-- start Entries --
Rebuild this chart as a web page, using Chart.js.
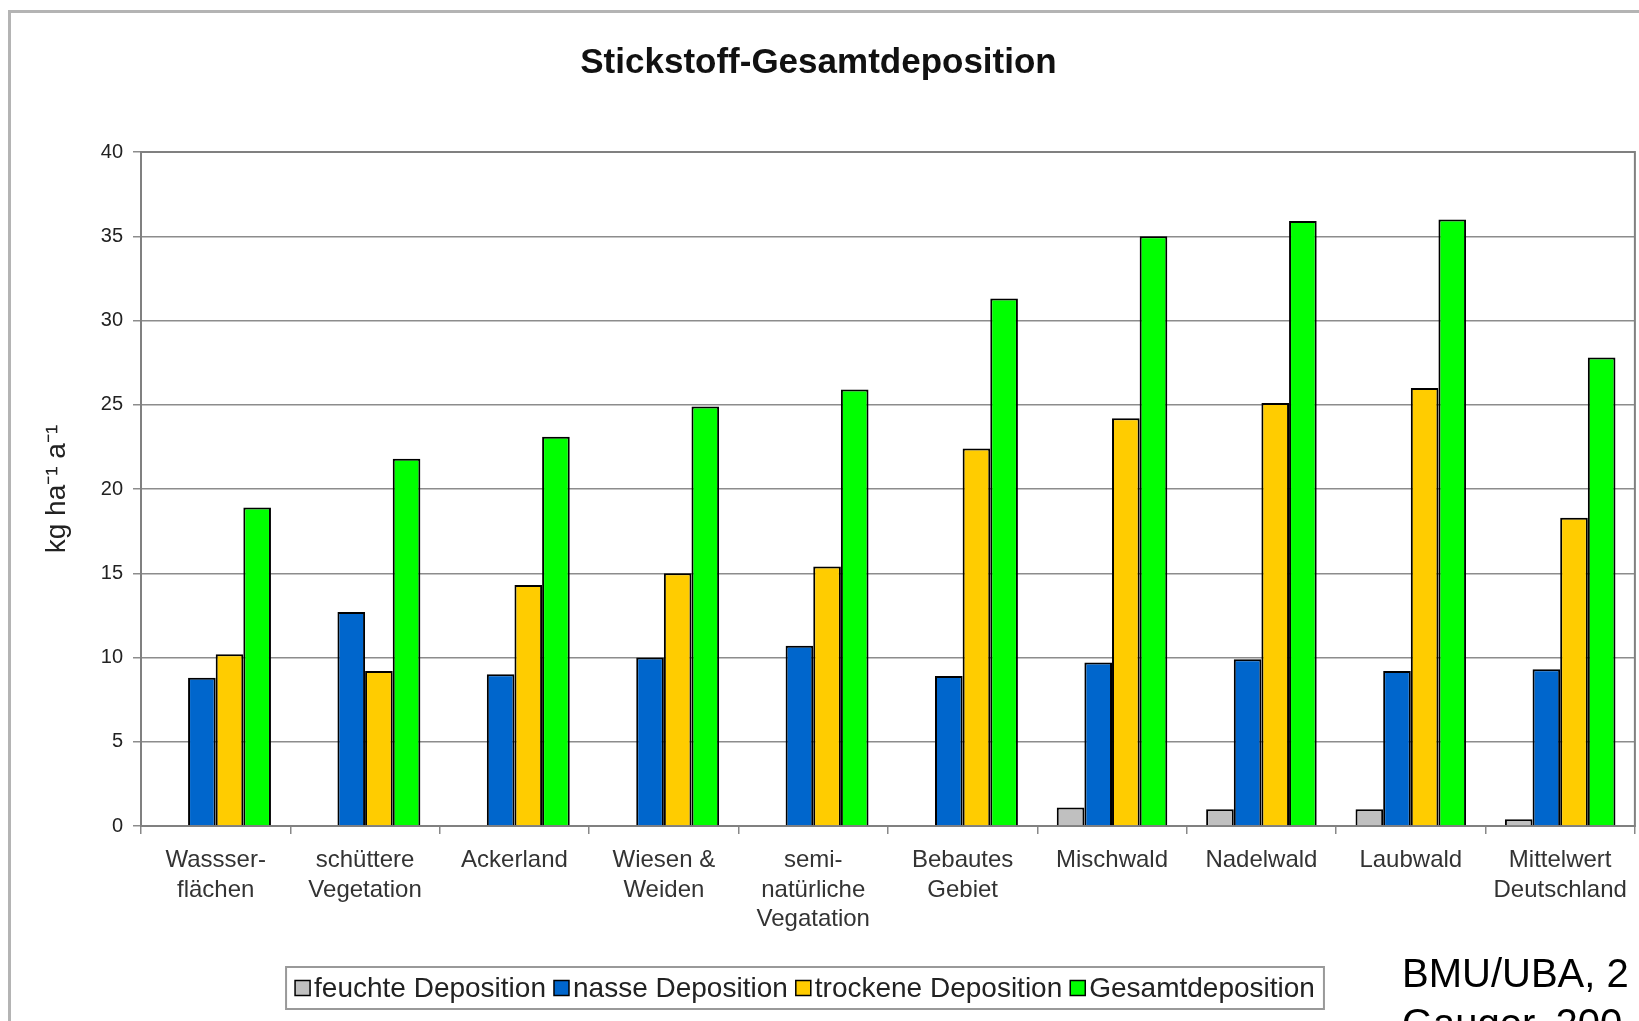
<!DOCTYPE html>
<html lang="de">
<head>
<meta charset="utf-8">
<title>Stickstoff-Gesamtdeposition</title>
<script src="https://cdn.jsdelivr.net/npm/chart.js@4.4.1/dist/chart.umd.min.js"></script>
<style>
  html, body { margin: 0; padding: 0; background: #fff; }
  #wrap { width: 1639px; height: 1021px; overflow: hidden; }
</style>
</head>
<body>
<div id="wrap"><canvas id="depChart" width="1639" height="1021"></canvas></div>
<script>
// Kategorien (Landnutzung)
const categories = [
  ["Wassser-", "flächen"],
  ["schüttere", "Vegetation"],
  "Ackerland",
  ["Wiesen &", "Weiden"],
  ["semi-", "natürliche", "Vegatation"],
  ["Bebautes", "Gebiet"],
  "Mischwald",
  "Nadelwald",
  "Laubwald",
  ["Mittelwert", "Deutschland"]
];

// Werte in kg ha-1 a-1
const feuchte  = [null, null, null, null, null, null, 1.1, 1.0, 1.0, 0.4];
const nasse    = [8.8, 12.7, 9.0, 10.0, 10.7, 8.9, 9.7, 9.9, 9.2, 9.3];
const trockene = [10.2, 9.2, 14.3, 15.0, 15.4, 22.4, 24.2, 25.1, 26.0, 18.3];
const gesamt   = [18.9, 21.8, 23.1, 24.9, 25.9, 31.3, 35.0, 35.9, 36.0, 27.8];

const seriesNames  = ["feuchte Deposition", "nasse Deposition", "trockene Deposition", "Gesamtdeposition"];
const seriesColors = ["#c0c0c0", "#0066cc", "#ffcc00", "#00ff00"];

const yMin = 0, yMax = 40, yStep = 5;
const yLabel = "kg ha\u207B\u00B9 a\u207B\u00B9";
const sourceLines = ["BMU/UBA, 2", "Gauger, 200"];

const FONT = '"Liberation Sans", Arial, Helvetica, sans-serif';
Chart.defaults.font.family = FONT;

// Rahmen um die ganze Grafik
const framePlugin = {
  id: "frame",
  beforeDraw(chart) {
    const ctx = chart.ctx;
    ctx.save();
    ctx.fillStyle = "#fff";
    ctx.fillRect(0, 0, chart.width, chart.height);
    ctx.strokeStyle = "#b4b4b4";
    ctx.lineWidth = 3;
    ctx.strokeRect(9.5, 11.5, chart.width + 50, chart.height + 50);
    ctx.restore();
  },
  beforeDatasetsDraw(chart) {
    const a = chart.chartArea;
    const ctx = chart.ctx;
    ctx.save();
    ctx.strokeStyle = "#808080";
    ctx.lineWidth = 2;
    ctx.strokeRect(a.left, a.top, a.right - a.left, a.bottom - a.top);
    ctx.restore();
  }
};

// Legende im Kasten + Quellenangabe
const legendPlugin = {
  id: "boxLegend",
  afterDraw(chart) {
    const ctx = chart.ctx;
    const ds = chart.data.datasets;
    ctx.save();
    ctx.font = "28px " + FONT;
    ctx.textBaseline = "middle";
    const sw = 15, gapSw = 4, gapItem = 8;
    const widths = ds.map(d => ctx.measureText(d.label).width);
    const total = widths.reduce((s, w) => s + sw + gapSw + w, 0) + gapItem * (ds.length - 1);
    const cx = 805, cy = 988;
    let x = cx - total / 2;
    ctx.strokeStyle = "#999";
    ctx.lineWidth = 2;
    ctx.strokeRect(x - 9, 967, total + 18, 42);
    ds.forEach((d, i) => {
      ctx.fillStyle = d.backgroundColor;
      ctx.fillRect(x, cy - sw / 2, sw, sw);
      ctx.strokeStyle = "#000";
      ctx.lineWidth = 1.5;
      ctx.strokeRect(x, cy - sw / 2, sw, sw);
      ctx.fillStyle = "#222";
      ctx.fillText(d.label, x + sw + gapSw, cy + 1);
      x += sw + gapSw + widths[i] + gapItem;
    });

    ctx.font = "40px " + FONT;
    ctx.fillStyle = "#000";
    ctx.textBaseline = "alphabetic";
    ctx.fillText(sourceLines[0], 1402, 987);
    ctx.fillText(sourceLines[1], 1402, 1037);
    ctx.restore();
  }
};

const seriesData = [feuchte, nasse, trockene, gesamt];

new Chart(document.getElementById("depChart"), {
  type: "bar",
  data: {
    labels: categories,
    datasets: seriesNames.map((name, i) => ({
      label: name,
      data: seriesData[i],
      backgroundColor: seriesColors[i],
      borderColor: "#000",
      borderWidth: 2,
      categoryPercentage: 0.74,
      barPercentage: 1.0
    }))
  },
  options: {
    responsive: false,
    animation: false,
    layout: { padding: { top: 0, right: 2, bottom: 0, left: 0 } },
    plugins: {
      legend: { display: false },
      tooltip: { enabled: false },
      title: {
        display: true,
        text: "Stickstoff-Gesamtdeposition",
        color: "#111",
        font: { size: 35, weight: "bold", lineHeight: 1.2 },
        padding: { top: 42, bottom: 68 }
      }
    },
    scales: {
      x: {
        afterFit: s => { s.height = 195; },
        grid: { display: true, drawOnChartArea: false, drawTicks: true, tickLength: 8, color: "#888", lineWidth: 1.5 },
        border: { color: "#888", width: 2 },
        ticks: { color: "#333", font: { size: 24, lineHeight: 1.22 }, padding: 12, maxRotation: 0, autoSkip: false }
      },
      y: {
        min: yMin,
        max: yMax,
        afterFit: s => { s.width = 141; },
        ticks: { stepSize: yStep, color: "#222", font: { size: 20 }, padding: 10 },
        grid: { color: "#8c8c8c", lineWidth: 1.5, tickLength: 8 },
        border: { color: "#777", width: 2 },
        title: { display: true, text: yLabel, color: "#222", font: { size: 28 }, padding: { top: 40, bottom: 0 } }
      }
    }
  },
  plugins: [framePlugin, legendPlugin]
});
</script>
</body>
</html>
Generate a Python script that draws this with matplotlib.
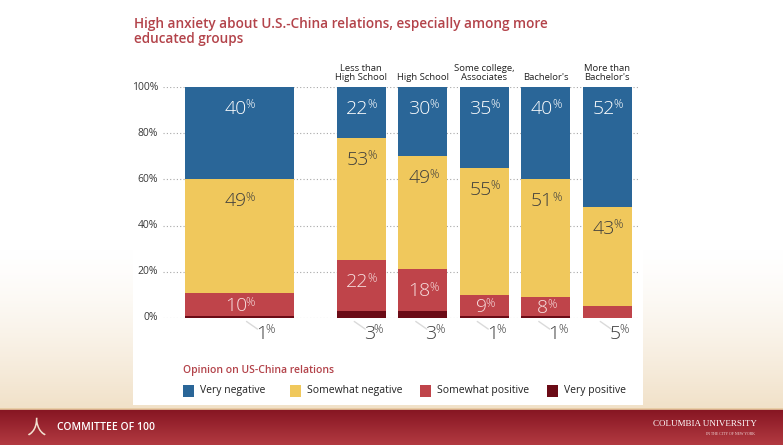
import matplotlib
matplotlib.use("Agg")
import matplotlib.pyplot as plt
import numpy as np
from matplotlib.patches import Rectangle
from matplotlib.colors import to_rgb

# ---------------- data ----------------
categories = ["Overall", "Less than\nHigh School", "High School",
              "Some college,\nAssociates", "Bachelor's", "More than\nBachelor's"]
very_positive = [1, 3, 3, 1, 1, 0]
somewhat_positive = [10, 22, 18, 9, 8, 5]
somewhat_negative = [49, 53, 49, 55, 51, 43]
very_negative = [40, 22, 30, 35, 40, 52]
bottom_labels = [1, 3, 3, 1, 1, 5]
yticks = [0, 20, 40, 60, 80, 100]
series_names = ["Very negative", "Somewhat negative", "Somewhat positive", "Very positive"]

title = "High anxiety about U.S.-China relations, especially among more\neducated groups"
legend_title = "Opinion on US-China relations"

# ---------------- style ----------------
FONT = ["Open Sans", "DejaVu Sans"]
plt.rcParams['font.family'] = FONT
C_BLUE = "#2a6698"
C_YEL = "#f0c85c"
C_RED = "#bf444a"
C_DRED = "#6b0b16"
C_TITLE = "#b3434a"
C_TXT = "#3a3a3a"

W, H = 783, 445
fig = plt.figure(figsize=(W / 100, H / 100), dpi=100)

# ---------------- background ----------------
bg = fig.add_axes([0, 0, 1, 1], zorder=-5)
bg.set_xlim(0, W)
bg.set_ylim(H, 0)
bg.axis("off")
n = 200
t = np.linspace(0, 1, n) ** 1.4
beige = np.array(to_rgb("#f1e1c8"))
white = np.ones(3)
grad = (white[None, :] * (1 - t[:, None]) + beige[None, :] * t[:, None])
img = np.repeat(grad[:, None, :], 2, axis=1)
bg.imshow(img, extent=(0, W, 410, 250), aspect="auto", origin="upper", zorder=0)
bg.add_patch(Rectangle((133, 0), 510, 405, facecolor="white", edgecolor="none", zorder=1))
t2 = np.linspace(0, 1, 60)
top = np.array(to_rgb("#861522"))
bot = np.array(to_rgb("#b23a41"))
g2 = top[None, :] * (1 - t2[:, None]) + bot[None, :] * t2[:, None]
img2 = np.repeat(g2[:, None, :], 2, axis=1)
bg.imshow(img2, extent=(0, W, H, 409), aspect="auto", origin="upper", zorder=2)
bg.plot([0, W], [409, 409], color="#e7c9a0", lw=1.2, zorder=3)
bg.text(57, 428, "COMMITTEE OF 100", color="white", fontsize=7.5, weight="semibold",
        va="center", ha="left", zorder=4)
bg.text(36, 428, "人", color="#f2e0d0", fontsize=14, va="center", ha="center", zorder=4,
        family=["Noto Sans CJK SC", "DejaVu Sans"])
bg.text(757, 424.5, "COLUMBIA UNIVERSITY", color="white", fontsize=6.5,
        family=["Liberation Serif", "DejaVu Serif"], va="center", ha="right", zorder=4)
bg.text(730, 434, "IN THE CITY OF NEW YORK", color="#f0d8d8", fontsize=2.8,
        family=["Liberation Serif", "DejaVu Serif"], va="center", ha="center", zorder=4)

# ---------------- main axes ----------------
PX = 61.5
PY = 231 / 100
x0_px, x1_px = 163, 640
ax = fig.add_axes([x0_px / W, 127 / H, (x1_px - x0_px) / W, 231 / H])
center0 = 239.5
ax.set_xlim((x0_px - center0) / PX, (x1_px - center0) / PX)
ax.set_ylim(0, 100)
ax.axis("off")

positions = [0, 1.98, 2.98, 3.98, 4.98, 5.98]
widths = [1.77, 0.8, 0.8, 0.8, 0.8, 0.8]

for yv in yticks:
    ax.axhline(yv, color="#a8a8a8", ls=(0, (1, 2)), lw=0.8, zorder=0)
    ax.text(-5 / (x1_px - x0_px), yv, f"{yv}%", transform=ax.get_yaxis_transform(),
            ha="right", va="center", fontsize=7.5, color=C_TXT, clip_on=False)

series = [very_positive, somewhat_positive, somewhat_negative, very_negative]
colors = [C_DRED, C_RED, C_YEL, C_BLUE]
bottoms = np.zeros(len(categories))
tops = []
for vals, col in zip(series, colors):
    vals = np.array(vals, dtype=float)
    ax.bar(positions, vals, width=widths, bottom=bottoms, color=col, zorder=2,
           linewidth=0)
    tops.append((bottoms.copy(), vals.copy()))
    bottoms = bottoms + vals


def pct_label(x, y, value, color, size=14.0):
    s = str(value)
    num_w = len(s) * 0.50 * size
    pct_w = 0.45 * size
    split = (num_w - pct_w) / 2 + 1.5
    dig_h = 0.714 * size
    psize = size * 0.6
    ax.annotate(s, (x, y), xytext=(split, -dig_h / 2), textcoords="offset points",
                ha="right", va="baseline", fontsize=size, color=color,
                weight="light", zorder=5, annotation_clip=False)
    ax.annotate("%", (x, y), xytext=(split - 0.9, dig_h / 2 - 0.714 * psize),
                textcoords="offset points", ha="left", va="baseline",
                fontsize=psize, color=color, weight="light", zorder=5,
                annotation_clip=False)


label_specs = [(3, "white"), (2, "#3d3d3d"), (1, "#f7dede")]
for idx, col in label_specs:
    b, v = tops[idx]
    for i, (bb, vv) in enumerate(zip(b, v)):
        if idx == 1 and vv < 8:
            continue
        if vv <= 0:
            continue
        top_v = bb + vv
        y = top_v - min(8.6, vv / 2)
        pct_label(positions[i], y, int(vv), col)

for i, val in enumerate(bottom_labels):
    off_px = 25 if i == 0 else 11
    lx = positions[i] + off_px / PX
    y_lab = -6.1
    ax.plot([lx - 18 / PX, lx - 7 / PX], [-1.5, -4.8], color="#dadada", lw=1.0,
            zorder=1, clip_on=False, solid_capstyle="round")
    pct_label(lx, y_lab, val, "#3d3d3d")

for i, cat in enumerate(categories):
    if i == 0:
        continue
    ax.text(positions[i], 100 + 4.5 / PY, cat, ha="center", va="bottom",
            fontsize=6.8, color="#222222", linespacing=1.05, clip_on=False)

fig.text(134 / W, 1 - 17 / H, title, ha="left", va="top", fontsize=9.8,
         weight="semibold", color=C_TITLE, linespacing=1.08)

fig.text(183 / W, 1 - 370 / H, legend_title, ha="left", va="center", fontsize=7.5,
         weight="semibold", color=C_TITLE)
leg_x = [183, 290, 420, 547]
leg_cols = [C_BLUE, C_YEL, C_RED, C_DRED]
for lx, name, col in zip(leg_x, series_names, leg_cols):
    bg.add_patch(Rectangle((lx, 385), 11, 12, facecolor=col, edgecolor="none", zorder=5))
    bg.text(lx + 17, 391, name, ha="left", va="center", fontsize=7.5, color="#222222",
            zorder=5)

fig.savefig("out.png", dpi=100)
-- end Entries --
To do> Repeat exactly, and only, the lines between the line holding "Generate a Python" and the line holding "fig = plt.figure(figsize=(W", inclusive, leaving pictures out.

Result>
Generate a Python script that draws this with matplotlib.
import matplotlib
matplotlib.use("Agg")
import matplotlib.pyplot as plt
import numpy as np
from matplotlib.patches import Rectangle
from matplotlib.colors import to_rgb

# ---------------- data ----------------
categories = ["Overall", "Less than\nHigh School", "High School",
              "Some college,\nAssociates", "Bachelor's", "More than\nBachelor's"]
very_positive = [1, 3, 3, 1, 1, 0]
somewhat_positive = [10, 22, 18, 9, 8, 5]
somewhat_negative = [49, 53, 49, 55, 51, 43]
very_negative = [40, 22, 30, 35, 40, 52]
bottom_labels = [1, 3, 3, 1, 1, 5]
yticks = [0, 20, 40, 60, 80, 100]
series_names = ["Very negative", "Somewhat negative", "Somewhat positive", "Very positive"]

title = "High anxiety about U.S.-China relations, especially among more\neducated groups"
legend_title = "Opinion on US-China relations"

# ---------------- style ----------------
FONT = ["Open Sans", "DejaVu Sans"]
plt.rcParams['font.family'] = FONT
C_BLUE = "#2a6698"
C_YEL = "#f0c85c"
C_RED = "#bf444a"
C_DRED = "#6b0b16"
C_TITLE = "#b3434a"
C_TXT = "#3a3a3a"

W, H = 783, 445
fig = plt.figure(figsize=(W / 100, H / 100), dpi=100)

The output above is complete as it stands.